The role of Christian religion in America never has been to seize control of government and dictate the behavior of the people, as Fish ridiculously and ignorantly asserts, but to teach and enlighten the people and imbue them with the Judeo-Christian moral and spiritual values and framework that, expressed through the political system, alone allow for the creation and sustainability of a society of free men and women.
Fish steadfastly refuses to confront the inexorable relationship between morality and liberty. Though he would like it otherwise - liberty without the inconvenient encumbrances of morality - you can’t have one without the other.
If individual human liberty is the foundational principle, the objective of government, as it was in the founding of America, it simply doesn't work any other way. As the whole history of the Judeo-Christian West attests, the God-based principles of that tradition provide the only viable and enduring foundation for such a society. The people are free to choose - right or wrong, truth or lies, reality or fantasy, law or lawlessness, order or chaos, liberty or tyranny, light or darkness, good or evil, God or Godlessness... As the people gravitate away from God and the Judeo-Christian morality that flows from him, they inexorably gravitate toward tyranny.

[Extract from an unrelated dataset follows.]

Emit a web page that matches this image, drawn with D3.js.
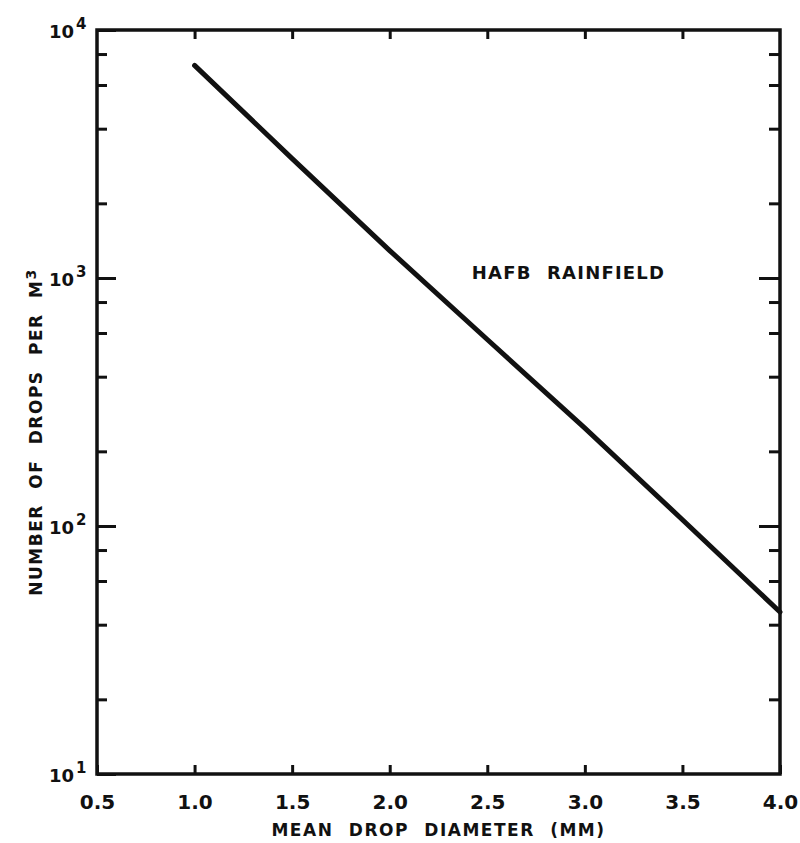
<!DOCTYPE html>
<html>
<head>
<meta charset="utf-8">
<script src="https://cdn.jsdelivr.net/npm/d3@7"></script>
<style>
  html, body { margin: 0; padding: 0; background: #fff; }
  svg { display: block; }
  text { font-family: "DejaVu Sans", "Liberation Sans", sans-serif; font-weight: bold; fill: #111; }
</style>
</head>
<body>
<script>
// ---- data ----
const diameters = [1.0, 1.5, 2.0, 2.5, 3.0, 3.5, 4.0];
const drops = [7200, 3030, 1290, 565, 248, 106, 45];
const xTickValues = [0.5, 1.0, 1.5, 2.0, 2.5, 3.0, 3.5, 4.0];
const xTickLabels = ["0.5", "1.0", "1.5", "2.0", "2.5", "3.0", "3.5", "4.0"];
const yMajorValues = [10, 100, 1000, 10000];
const yMajorExponents = ["1", "2", "3", "4"];
const yMinorValues = [20, 40, 60, 80, 200, 400, 600, 800, 2000, 4000, 6000, 8000];
const seriesLabel = "HAFB RAINFIELD";
const xTitle = "MEAN DROP DIAMETER (MM)";
const yTitle = "NUMBER OF DROPS PER M";
const yTitleSup = "3";

// ---- layout ----
const W = 800, H = 843;
const m = { left: 97, right: 20, top: 30, bottom: 69 };
const iw = W - m.left - m.right, ih = H - m.top - m.bottom;

const svg = d3.select("body").append("svg").attr("width", W).attr("height", H);
const g = svg.append("g").attr("transform", `translate(${m.left},${m.top})`);

const x = d3.scaleLinear().domain([0.5, 4.0]).range([0, iw]);
const y = d3.scaleLog().domain([10, 10000]).range([ih, 0]);

// ticks
const xb = g.append("g").attr("transform", `translate(0,${ih})`)
  .call(d3.axisBottom(x).tickValues(xTickValues).tickSize(-9).tickPadding(21)
    .tickFormat((d, i) => xTickLabels[i]));
const xt = g.append("g")
  .call(d3.axisTop(x).tickValues(xTickValues.slice(1, -1)).tickSize(-9).tickFormat(""));
xt.selectAll("text").remove();
xb.selectAll("text").style("font-size", "20px").attr("dy", "0.71em");

const yl = g.append("g")
  .call(d3.axisLeft(y).tickValues(yMajorValues).tickSize(-19).tickPadding(12).tickFormat(""));
const ylm = g.append("g")
  .call(d3.axisLeft(y).tickValues(yMinorValues).tickSize(-10).tickFormat(""));
const yr = g.append("g").attr("transform", `translate(${iw},0)`)
  .call(d3.axisRight(y).tickValues(yMajorValues.slice(1, -1)).tickSize(-21).tickFormat(""));
const yrm = g.append("g").attr("transform", `translate(${iw},0)`)
  .call(d3.axisRight(y).tickValues(yMinorValues).tickSize(-11).tickFormat(""));

[xb, xt, yl, ylm, yr, yrm].forEach(a => {
  a.select(".domain").remove();
  a.selectAll(".tick line").attr("stroke", "#111").attr("stroke-width", 3);
});

// y tick labels with superscripts
yl.selectAll(".tick").each(function(d, i) {
  const t = d3.select(this).append("text")
    .attr("x", -48).attr("y", 0).attr("dy", "0.4em")
    .style("font-size", "18px").attr("text-anchor", "start");
  t.append("tspan").text("10");
  t.append("tspan").attr("dx", "2").attr("dy", "-0.55em").style("font-size", "15px").text(yMajorExponents[i]);
});

// frame
g.append("rect").attr("x", 0).attr("y", 0).attr("width", iw).attr("height", ih)
  .attr("fill", "none").attr("stroke", "#111").attr("stroke-width", 3.5);

// line
const line = d3.line().x((d, i) => x(diameters[i])).y(d => y(d));
g.append("path").datum(drops).attr("d", line)
  .attr("fill", "none").attr("stroke", "#111").attr("stroke-width", 5).attr("stroke-linecap", "round");

// series label
g.append("text").attr("x", x(2.4) + 4).attr("y", y(1000) + 1)
  .style("font-size", "18px").style("letter-spacing", "1.2px").style("word-spacing", "8px")
  .text(seriesLabel);

// axis titles
svg.append("text").attr("x", m.left + iw / 2).attr("y", 836).attr("text-anchor", "middle")
  .style("font-size", "17px").style("letter-spacing", "1.5px").style("word-spacing", "8px")
  .text(xTitle);

const yt = svg.append("text").attr("transform", `translate(42,${m.top + 402}) rotate(-90)`)
  .attr("text-anchor", "middle")
  .style("font-size", "17px").style("letter-spacing", "1.5px").style("word-spacing", "8px");
yt.append("tspan").text(yTitle);
yt.append("tspan").attr("dy", "-0.45em").style("font-size", "14px").text(yTitleSup);
</script>
</body>
</html>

You can't fool Mother Nature.
If we choose to turn from God as the wellspring of our free nation - and, indirectly, as the basis for our politics - as we are wholesale now in the process of doing, and abandon the intellectual, moral and spiritual framework within which America was conceived and founded, we will deny and reject the unique and critical dynamics of a durable free society and government - government of the people, by the people, for the people - and, having become more “vicious”, inexorably come to be governed by some other inferior principle - the "masters" Franklin spoke of - a principle and method of government that have no tolerance for individual human freedom, as we are presently seeing beginning to unfold around us.